-- Start DATA BLOCK --

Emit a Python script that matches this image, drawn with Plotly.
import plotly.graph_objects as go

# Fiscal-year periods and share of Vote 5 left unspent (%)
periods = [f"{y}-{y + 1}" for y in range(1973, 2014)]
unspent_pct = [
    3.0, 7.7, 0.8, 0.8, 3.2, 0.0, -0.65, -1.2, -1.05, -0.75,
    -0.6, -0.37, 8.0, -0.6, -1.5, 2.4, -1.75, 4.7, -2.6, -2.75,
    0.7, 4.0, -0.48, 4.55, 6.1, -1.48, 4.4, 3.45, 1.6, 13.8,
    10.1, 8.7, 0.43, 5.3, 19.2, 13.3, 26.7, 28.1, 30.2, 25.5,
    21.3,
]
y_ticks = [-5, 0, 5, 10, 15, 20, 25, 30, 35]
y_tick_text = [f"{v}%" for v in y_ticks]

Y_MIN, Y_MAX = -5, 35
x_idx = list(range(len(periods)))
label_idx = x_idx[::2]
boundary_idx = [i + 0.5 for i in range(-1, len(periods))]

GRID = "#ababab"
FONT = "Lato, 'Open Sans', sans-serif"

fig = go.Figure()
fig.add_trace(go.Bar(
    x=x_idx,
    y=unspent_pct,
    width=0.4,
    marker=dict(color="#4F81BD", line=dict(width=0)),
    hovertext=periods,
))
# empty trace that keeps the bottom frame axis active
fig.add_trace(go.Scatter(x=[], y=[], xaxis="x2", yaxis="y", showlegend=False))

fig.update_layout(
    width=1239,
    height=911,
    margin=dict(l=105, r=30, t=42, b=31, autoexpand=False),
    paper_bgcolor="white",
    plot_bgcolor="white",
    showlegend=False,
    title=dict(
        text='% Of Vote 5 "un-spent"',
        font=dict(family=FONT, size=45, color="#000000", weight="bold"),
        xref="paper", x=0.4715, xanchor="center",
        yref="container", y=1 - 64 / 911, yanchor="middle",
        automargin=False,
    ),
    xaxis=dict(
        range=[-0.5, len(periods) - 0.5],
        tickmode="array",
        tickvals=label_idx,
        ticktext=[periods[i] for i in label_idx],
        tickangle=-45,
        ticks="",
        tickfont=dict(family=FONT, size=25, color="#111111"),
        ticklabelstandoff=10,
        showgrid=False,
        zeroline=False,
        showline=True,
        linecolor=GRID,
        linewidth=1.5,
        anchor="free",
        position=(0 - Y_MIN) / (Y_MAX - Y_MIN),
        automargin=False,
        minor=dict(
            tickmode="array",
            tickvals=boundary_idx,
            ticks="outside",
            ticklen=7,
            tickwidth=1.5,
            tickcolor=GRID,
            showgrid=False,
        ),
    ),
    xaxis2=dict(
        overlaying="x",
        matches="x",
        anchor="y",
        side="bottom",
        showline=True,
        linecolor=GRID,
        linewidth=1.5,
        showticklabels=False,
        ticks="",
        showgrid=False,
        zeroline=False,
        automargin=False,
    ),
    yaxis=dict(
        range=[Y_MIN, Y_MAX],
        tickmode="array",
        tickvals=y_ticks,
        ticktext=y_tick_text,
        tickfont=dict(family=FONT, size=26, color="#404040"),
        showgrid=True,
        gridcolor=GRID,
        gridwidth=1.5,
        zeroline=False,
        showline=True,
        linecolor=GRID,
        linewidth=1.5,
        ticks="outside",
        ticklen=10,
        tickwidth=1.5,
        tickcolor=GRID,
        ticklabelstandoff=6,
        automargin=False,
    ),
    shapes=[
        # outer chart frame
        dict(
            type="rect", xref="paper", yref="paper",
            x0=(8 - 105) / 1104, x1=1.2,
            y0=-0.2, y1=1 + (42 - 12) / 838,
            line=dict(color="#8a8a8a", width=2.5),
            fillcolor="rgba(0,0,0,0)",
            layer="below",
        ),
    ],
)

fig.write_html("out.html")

-- End DATA BLOCK --

» **STATED TASK**
Reproduce the material verbatim, line by line.

» **TASK OUTPUT**
Emit a Python script that matches this image, drawn with Plotly.
import plotly.graph_objects as go

# Fiscal-year periods and share of Vote 5 left unspent (%)
periods = [f"{y}-{y + 1}" for y in range(1973, 2014)]
unspent_pct = [
    3.0, 7.7, 0.8, 0.8, 3.2, 0.0, -0.65, -1.2, -1.05, -0.75,
    -0.6, -0.37, 8.0, -0.6, -1.5, 2.4, -1.75, 4.7, -2.6, -2.75,
    0.7, 4.0, -0.48, 4.55, 6.1, -1.48, 4.4, 3.45, 1.6, 13.8,
    10.1, 8.7, 0.43, 5.3, 19.2, 13.3, 26.7, 28.1, 30.2, 25.5,
    21.3,
]
y_ticks = [-5, 0, 5, 10, 15, 20, 25, 30, 35]
y_tick_text = [f"{v}%" for v in y_ticks]

Y_MIN, Y_MAX = -5, 35
x_idx = list(range(len(periods)))
label_idx = x_idx[::2]
boundary_idx = [i + 0.5 for i in range(-1, len(periods))]

GRID = "#ababab"
FONT = "Lato, 'Open Sans', sans-serif"

fig = go.Figure()
fig.add_trace(go.Bar(
    x=x_idx,
    y=unspent_pct,
    width=0.4,
    marker=dict(color="#4F81BD", line=dict(width=0)),
    hovertext=periods,
))
# empty trace that keeps the bottom frame axis active
fig.add_trace(go.Scatter(x=[], y=[], xaxis="x2", yaxis="y", showlegend=False))

fig.update_layout(
    width=1239,
    height=911,
    margin=dict(l=105, r=30, t=42, b=31, autoexpand=False),
    paper_bgcolor="white",
    plot_bgcolor="white",
    showlegend=False,
    title=dict(
        text='% Of Vote 5 "un-spent"',
        font=dict(family=FONT, size=45, color="#000000", weight="bold"),
        xref="paper", x=0.4715, xanchor="center",
        yref="container", y=1 - 64 / 911, yanchor="middle",
        automargin=False,
    ),
    xaxis=dict(
        range=[-0.5, len(periods) - 0.5],
        tickmode="array",
        tickvals=label_idx,
        ticktext=[periods[i] for i in label_idx],
        tickangle=-45,
        ticks="",
        tickfont=dict(family=FONT, size=25, color="#111111"),
        ticklabelstandoff=10,
        showgrid=False,
        zeroline=False,
        showline=True,
        linecolor=GRID,
        linewidth=1.5,
        anchor="free",
        position=(0 - Y_MIN) / (Y_MAX - Y_MIN),
        automargin=False,
        minor=dict(
            tickmode="array",
            tickvals=boundary_idx,
            ticks="outside",
            ticklen=7,
            tickwidth=1.5,
            tickcolor=GRID,
            showgrid=False,
        ),
    ),
    xaxis2=dict(
        overlaying="x",
        matches="x",
        anchor="y",
        side="bottom",
        showline=True,
        linecolor=GRID,
        linewidth=1.5,
        showticklabels=False,
        ticks="",
        showgrid=False,
        zeroline=False,
        automargin=False,
    ),
    yaxis=dict(
        range=[Y_MIN, Y_MAX],
        tickmode="array",
        tickvals=y_ticks,
        ticktext=y_tick_text,
        tickfont=dict(family=FONT, size=26, color="#404040"),
        showgrid=True,
        gridcolor=GRID,
        gridwidth=1.5,
        zeroline=False,
        showline=True,
        linecolor=GRID,
        linewidth=1.5,
        ticks="outside",
        ticklen=10,
        tickwidth=1.5,
        tickcolor=GRID,
        ticklabelstandoff=6,
        automargin=False,
    ),
    shapes=[
        # outer chart frame
        dict(
            type="rect", xref="paper", yref="paper",
            x0=(8 - 105) / 1104, x1=1.2,
            y0=-0.2, y1=1 + (42 - 12) / 838,
            line=dict(color="#8a8a8a", width=2.5),
            fillcolor="rgba(0,0,0,0)",
            layer="below",
        ),
    ],
)

fig.write_html("out.html")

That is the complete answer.